───── Data provided

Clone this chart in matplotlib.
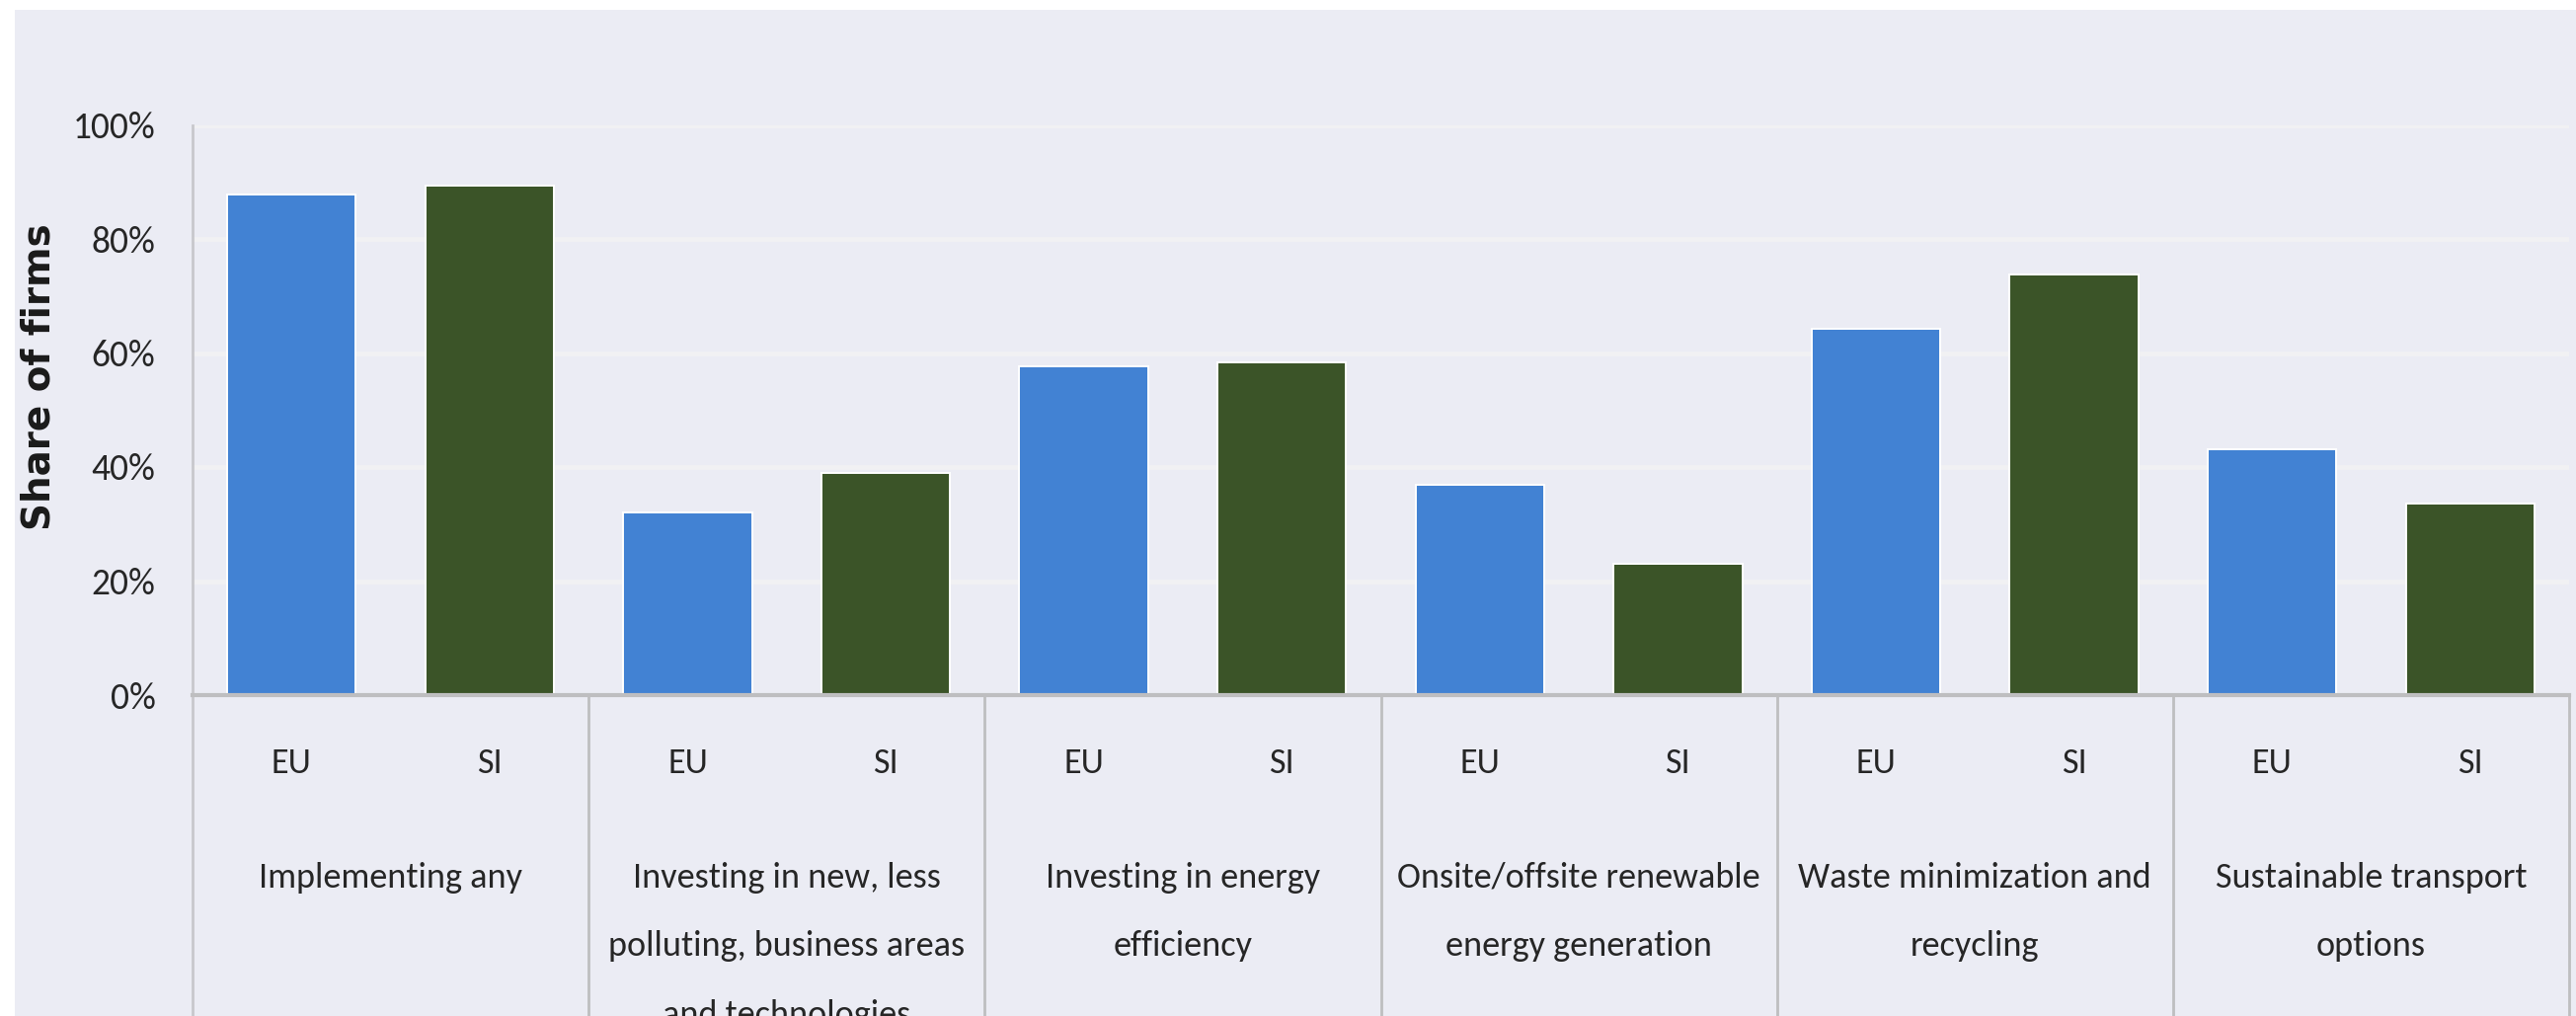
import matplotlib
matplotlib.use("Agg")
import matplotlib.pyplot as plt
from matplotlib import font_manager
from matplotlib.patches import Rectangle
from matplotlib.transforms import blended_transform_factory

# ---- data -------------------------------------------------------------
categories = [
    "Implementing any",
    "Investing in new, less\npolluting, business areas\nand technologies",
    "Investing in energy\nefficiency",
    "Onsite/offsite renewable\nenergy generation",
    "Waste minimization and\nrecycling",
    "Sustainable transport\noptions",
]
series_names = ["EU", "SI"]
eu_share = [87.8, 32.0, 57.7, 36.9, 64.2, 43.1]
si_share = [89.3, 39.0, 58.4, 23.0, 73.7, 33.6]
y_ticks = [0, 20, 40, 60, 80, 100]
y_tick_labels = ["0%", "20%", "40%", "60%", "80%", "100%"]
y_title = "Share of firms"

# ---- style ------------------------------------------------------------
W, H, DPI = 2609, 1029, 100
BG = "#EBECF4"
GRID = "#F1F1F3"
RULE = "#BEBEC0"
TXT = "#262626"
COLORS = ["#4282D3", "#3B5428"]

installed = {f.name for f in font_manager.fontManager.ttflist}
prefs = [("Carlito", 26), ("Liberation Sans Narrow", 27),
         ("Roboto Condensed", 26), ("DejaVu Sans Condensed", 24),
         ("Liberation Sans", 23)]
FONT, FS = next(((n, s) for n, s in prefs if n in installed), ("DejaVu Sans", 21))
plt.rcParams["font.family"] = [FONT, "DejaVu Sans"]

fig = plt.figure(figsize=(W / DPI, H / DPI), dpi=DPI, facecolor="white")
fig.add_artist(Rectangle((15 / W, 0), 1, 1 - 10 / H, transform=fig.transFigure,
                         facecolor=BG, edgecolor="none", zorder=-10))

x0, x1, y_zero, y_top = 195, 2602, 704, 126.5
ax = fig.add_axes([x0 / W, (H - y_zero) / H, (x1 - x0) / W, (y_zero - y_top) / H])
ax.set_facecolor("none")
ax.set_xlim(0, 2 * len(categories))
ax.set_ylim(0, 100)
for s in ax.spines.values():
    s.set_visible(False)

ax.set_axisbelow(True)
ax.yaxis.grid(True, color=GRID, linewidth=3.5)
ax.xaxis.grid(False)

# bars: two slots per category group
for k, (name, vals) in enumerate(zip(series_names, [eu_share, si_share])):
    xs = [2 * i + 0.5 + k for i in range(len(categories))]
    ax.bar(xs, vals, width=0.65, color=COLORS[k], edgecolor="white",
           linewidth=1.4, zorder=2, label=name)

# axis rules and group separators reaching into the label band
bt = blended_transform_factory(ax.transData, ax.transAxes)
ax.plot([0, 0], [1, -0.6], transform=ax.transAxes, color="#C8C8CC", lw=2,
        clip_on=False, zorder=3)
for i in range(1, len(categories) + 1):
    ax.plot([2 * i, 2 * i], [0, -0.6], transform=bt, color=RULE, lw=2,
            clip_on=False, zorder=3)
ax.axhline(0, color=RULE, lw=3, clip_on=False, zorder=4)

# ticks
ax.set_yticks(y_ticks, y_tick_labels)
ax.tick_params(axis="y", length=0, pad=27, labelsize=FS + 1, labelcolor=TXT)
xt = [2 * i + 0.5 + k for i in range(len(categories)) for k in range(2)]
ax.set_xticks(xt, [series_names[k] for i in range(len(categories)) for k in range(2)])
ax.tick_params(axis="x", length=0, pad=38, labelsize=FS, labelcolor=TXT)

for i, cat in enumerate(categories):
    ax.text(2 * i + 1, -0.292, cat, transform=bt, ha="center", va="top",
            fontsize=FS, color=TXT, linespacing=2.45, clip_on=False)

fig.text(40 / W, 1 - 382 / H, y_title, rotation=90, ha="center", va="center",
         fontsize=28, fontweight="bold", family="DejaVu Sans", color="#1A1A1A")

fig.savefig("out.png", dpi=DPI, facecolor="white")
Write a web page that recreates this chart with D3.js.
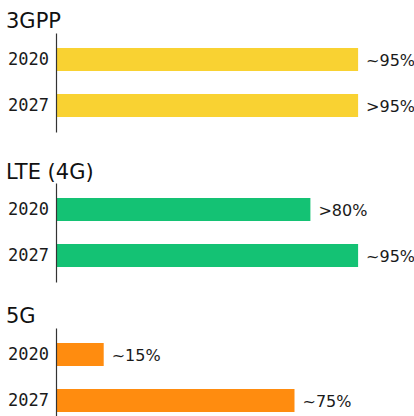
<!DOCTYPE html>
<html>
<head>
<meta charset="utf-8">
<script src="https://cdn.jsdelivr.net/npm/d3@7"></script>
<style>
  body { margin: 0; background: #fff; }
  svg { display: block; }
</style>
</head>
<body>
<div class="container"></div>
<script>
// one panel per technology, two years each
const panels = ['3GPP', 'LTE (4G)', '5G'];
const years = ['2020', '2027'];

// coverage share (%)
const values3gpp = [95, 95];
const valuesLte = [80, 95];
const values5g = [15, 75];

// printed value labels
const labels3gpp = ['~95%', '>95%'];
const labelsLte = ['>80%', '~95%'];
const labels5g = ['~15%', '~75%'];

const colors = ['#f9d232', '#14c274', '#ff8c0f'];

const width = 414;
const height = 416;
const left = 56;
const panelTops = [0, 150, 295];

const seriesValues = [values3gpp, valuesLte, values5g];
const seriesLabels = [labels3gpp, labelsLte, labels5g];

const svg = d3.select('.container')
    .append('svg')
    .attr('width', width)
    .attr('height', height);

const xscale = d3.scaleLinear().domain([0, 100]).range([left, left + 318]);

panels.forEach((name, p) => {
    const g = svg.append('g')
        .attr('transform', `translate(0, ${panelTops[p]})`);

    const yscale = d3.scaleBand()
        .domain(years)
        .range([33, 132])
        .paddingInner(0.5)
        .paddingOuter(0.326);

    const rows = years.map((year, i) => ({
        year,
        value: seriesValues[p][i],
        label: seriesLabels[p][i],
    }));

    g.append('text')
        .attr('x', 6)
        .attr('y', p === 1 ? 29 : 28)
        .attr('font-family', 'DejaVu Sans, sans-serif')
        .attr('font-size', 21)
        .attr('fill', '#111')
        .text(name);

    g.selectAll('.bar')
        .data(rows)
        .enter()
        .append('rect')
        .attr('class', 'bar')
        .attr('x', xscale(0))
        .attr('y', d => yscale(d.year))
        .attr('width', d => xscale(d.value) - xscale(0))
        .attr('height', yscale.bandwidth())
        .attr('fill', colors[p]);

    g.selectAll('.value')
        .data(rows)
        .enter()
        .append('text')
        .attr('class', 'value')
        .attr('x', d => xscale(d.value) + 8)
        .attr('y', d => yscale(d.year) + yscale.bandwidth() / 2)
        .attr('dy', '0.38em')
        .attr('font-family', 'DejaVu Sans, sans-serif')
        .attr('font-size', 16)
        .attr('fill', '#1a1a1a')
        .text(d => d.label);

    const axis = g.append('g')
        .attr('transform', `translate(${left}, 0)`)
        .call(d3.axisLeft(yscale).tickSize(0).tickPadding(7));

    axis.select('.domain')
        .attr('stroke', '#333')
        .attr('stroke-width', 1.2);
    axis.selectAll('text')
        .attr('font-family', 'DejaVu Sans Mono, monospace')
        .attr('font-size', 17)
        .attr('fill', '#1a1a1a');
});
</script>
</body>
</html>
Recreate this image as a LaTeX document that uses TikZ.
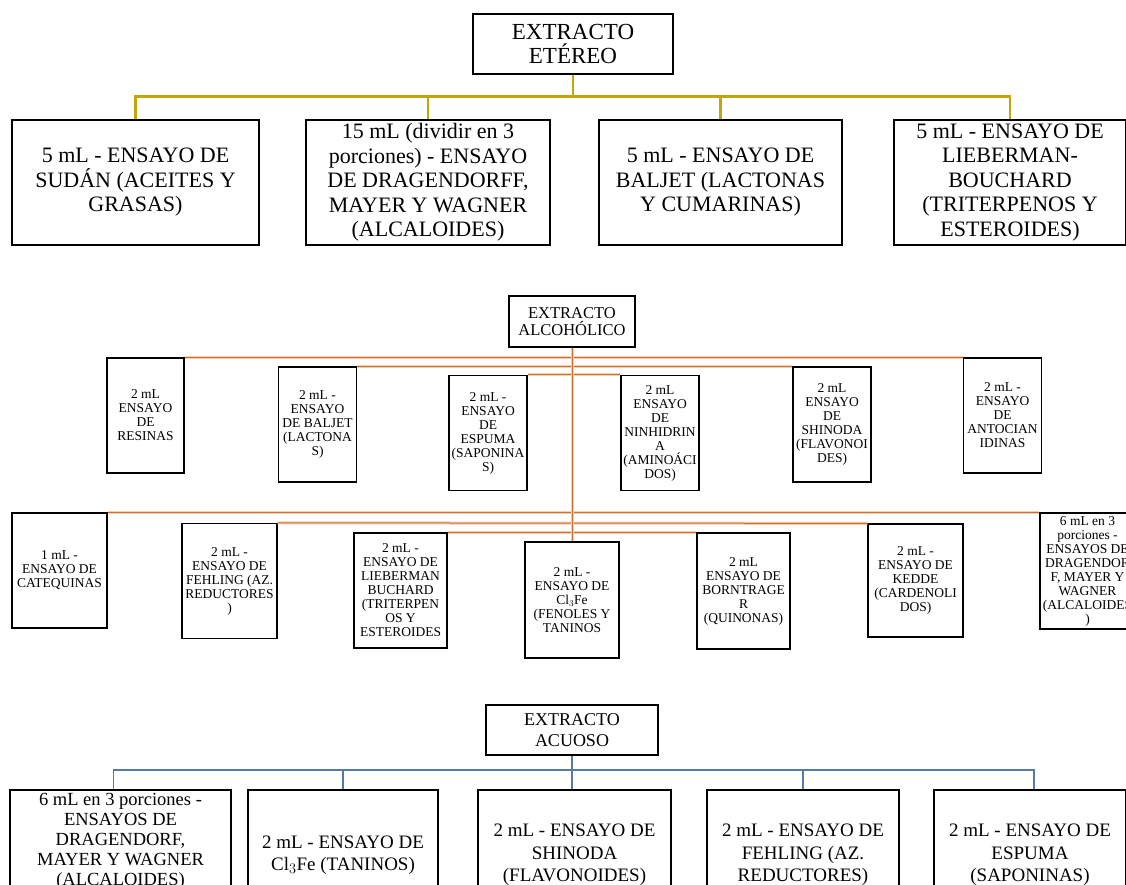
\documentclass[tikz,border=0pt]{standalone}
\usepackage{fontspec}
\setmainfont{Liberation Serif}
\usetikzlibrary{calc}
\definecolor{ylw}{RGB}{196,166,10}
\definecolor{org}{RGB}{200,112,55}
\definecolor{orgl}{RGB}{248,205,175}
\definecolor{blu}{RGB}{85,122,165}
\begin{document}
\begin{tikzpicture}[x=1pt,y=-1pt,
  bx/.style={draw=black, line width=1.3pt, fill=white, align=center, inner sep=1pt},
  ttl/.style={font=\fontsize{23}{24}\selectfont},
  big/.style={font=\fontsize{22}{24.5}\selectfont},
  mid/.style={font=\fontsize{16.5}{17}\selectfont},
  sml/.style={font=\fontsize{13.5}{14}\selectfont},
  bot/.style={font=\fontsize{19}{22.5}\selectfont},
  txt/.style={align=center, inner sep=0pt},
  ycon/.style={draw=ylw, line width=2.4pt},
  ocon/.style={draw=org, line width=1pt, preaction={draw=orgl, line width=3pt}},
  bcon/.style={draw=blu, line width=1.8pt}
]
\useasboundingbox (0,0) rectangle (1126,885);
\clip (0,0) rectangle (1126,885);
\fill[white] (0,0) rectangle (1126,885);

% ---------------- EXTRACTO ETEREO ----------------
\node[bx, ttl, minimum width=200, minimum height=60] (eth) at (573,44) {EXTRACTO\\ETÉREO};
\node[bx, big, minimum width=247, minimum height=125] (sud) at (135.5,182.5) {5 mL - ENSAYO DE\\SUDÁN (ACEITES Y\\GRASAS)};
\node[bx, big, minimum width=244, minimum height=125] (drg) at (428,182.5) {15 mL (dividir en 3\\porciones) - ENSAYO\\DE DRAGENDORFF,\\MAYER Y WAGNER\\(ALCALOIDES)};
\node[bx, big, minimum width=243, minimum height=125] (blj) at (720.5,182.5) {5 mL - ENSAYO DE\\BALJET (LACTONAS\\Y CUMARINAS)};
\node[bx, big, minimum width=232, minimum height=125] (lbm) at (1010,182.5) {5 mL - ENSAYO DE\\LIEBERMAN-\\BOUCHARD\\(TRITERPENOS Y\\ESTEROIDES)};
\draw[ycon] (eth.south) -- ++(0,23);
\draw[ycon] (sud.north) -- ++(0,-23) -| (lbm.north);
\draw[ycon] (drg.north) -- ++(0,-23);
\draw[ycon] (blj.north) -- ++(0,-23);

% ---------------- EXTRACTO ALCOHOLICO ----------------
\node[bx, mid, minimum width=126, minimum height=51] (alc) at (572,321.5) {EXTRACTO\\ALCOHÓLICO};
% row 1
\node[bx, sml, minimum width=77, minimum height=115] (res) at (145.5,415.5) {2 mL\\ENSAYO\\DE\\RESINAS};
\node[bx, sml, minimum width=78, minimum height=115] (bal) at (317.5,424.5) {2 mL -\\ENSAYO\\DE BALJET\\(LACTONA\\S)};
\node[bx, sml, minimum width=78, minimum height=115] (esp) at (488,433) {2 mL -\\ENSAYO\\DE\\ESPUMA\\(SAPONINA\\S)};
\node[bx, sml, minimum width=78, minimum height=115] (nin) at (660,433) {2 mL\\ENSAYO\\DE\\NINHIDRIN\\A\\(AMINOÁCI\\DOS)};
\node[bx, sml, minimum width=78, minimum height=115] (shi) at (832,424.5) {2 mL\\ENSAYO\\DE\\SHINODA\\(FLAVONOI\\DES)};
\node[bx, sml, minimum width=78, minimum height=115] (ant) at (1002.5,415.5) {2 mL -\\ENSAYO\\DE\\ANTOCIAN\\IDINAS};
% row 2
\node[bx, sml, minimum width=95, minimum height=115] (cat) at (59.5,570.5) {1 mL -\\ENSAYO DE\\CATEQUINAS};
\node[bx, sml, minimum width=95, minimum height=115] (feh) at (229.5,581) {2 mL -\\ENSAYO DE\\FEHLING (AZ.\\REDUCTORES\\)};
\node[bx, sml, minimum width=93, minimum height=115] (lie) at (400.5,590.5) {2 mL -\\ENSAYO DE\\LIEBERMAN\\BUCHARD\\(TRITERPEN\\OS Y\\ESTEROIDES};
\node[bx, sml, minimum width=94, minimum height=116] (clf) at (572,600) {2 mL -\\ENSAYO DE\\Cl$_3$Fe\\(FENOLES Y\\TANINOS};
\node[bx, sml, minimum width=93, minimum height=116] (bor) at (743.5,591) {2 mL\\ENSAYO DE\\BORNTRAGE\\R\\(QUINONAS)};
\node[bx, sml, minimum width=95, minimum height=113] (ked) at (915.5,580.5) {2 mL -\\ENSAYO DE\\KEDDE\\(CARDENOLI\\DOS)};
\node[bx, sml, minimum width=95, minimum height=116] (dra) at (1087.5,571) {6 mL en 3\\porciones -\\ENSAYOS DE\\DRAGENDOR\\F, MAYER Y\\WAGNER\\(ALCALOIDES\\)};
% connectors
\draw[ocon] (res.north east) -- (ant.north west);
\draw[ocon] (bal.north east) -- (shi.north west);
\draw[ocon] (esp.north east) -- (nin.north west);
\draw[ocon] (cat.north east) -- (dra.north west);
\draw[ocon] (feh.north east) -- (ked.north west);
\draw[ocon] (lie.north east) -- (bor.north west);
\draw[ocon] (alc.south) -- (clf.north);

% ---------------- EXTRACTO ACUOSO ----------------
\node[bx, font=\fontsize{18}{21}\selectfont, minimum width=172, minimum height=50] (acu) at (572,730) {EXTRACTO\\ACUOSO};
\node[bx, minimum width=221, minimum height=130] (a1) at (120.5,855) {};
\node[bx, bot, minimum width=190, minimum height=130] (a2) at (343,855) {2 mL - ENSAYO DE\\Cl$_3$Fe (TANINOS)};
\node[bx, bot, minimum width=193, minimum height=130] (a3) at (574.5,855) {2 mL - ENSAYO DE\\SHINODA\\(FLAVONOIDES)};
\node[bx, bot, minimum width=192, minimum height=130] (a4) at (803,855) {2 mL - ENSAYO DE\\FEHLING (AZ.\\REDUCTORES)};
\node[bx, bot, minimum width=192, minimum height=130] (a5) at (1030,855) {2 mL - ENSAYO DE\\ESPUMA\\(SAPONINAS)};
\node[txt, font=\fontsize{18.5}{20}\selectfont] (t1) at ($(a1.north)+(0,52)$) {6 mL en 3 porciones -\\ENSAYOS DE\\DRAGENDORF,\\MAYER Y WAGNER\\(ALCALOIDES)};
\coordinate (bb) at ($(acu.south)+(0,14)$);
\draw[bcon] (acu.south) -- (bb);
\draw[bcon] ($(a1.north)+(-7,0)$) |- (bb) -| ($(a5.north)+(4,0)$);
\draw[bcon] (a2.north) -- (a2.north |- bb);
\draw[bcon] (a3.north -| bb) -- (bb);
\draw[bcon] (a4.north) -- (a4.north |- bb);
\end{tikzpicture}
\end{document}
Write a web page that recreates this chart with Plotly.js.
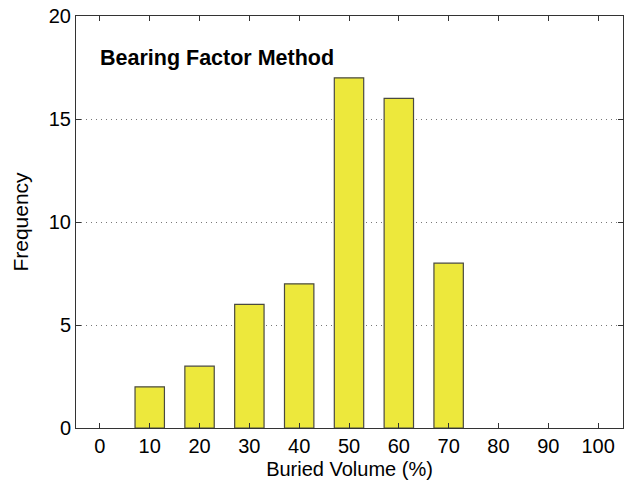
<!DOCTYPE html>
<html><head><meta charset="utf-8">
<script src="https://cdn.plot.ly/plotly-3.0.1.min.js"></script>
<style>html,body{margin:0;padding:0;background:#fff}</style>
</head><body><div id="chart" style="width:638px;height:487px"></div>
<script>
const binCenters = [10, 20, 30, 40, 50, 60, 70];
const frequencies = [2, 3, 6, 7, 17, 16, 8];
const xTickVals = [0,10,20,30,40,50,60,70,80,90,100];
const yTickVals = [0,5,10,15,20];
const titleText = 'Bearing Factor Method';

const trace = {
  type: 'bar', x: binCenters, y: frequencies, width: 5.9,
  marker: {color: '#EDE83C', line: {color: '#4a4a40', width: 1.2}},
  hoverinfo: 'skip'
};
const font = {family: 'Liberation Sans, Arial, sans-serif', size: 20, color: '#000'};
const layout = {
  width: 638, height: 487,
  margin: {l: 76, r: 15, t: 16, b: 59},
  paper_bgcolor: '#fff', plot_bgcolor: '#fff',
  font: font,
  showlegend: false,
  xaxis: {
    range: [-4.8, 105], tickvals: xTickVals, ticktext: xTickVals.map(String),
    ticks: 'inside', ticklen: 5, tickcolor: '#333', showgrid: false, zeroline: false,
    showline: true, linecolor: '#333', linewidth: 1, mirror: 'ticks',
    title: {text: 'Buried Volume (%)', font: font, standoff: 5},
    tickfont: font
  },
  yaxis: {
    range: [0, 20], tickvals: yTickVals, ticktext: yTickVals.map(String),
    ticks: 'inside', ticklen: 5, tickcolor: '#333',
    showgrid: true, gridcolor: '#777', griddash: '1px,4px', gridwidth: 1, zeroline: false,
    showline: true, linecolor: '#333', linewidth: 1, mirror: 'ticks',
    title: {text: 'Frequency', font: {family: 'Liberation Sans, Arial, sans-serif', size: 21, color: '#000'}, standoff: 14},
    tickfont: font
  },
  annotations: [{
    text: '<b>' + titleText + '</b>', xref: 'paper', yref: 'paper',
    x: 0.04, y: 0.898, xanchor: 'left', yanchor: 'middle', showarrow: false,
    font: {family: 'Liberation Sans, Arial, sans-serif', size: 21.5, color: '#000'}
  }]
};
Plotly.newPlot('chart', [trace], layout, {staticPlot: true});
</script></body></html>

──────────

What needs to be done
Repeat the records above exactly, from the first line through the line containing "from matplotlib.transforms import", and leave out the pictures.

Written response
Clone this chart in matplotlib.
import matplotlib
matplotlib.use("Agg")
import matplotlib.pyplot as plt
from matplotlib import font_manager
from matplotlib.patches import Rectangle
from matplotlib.transforms import blended_transform_factory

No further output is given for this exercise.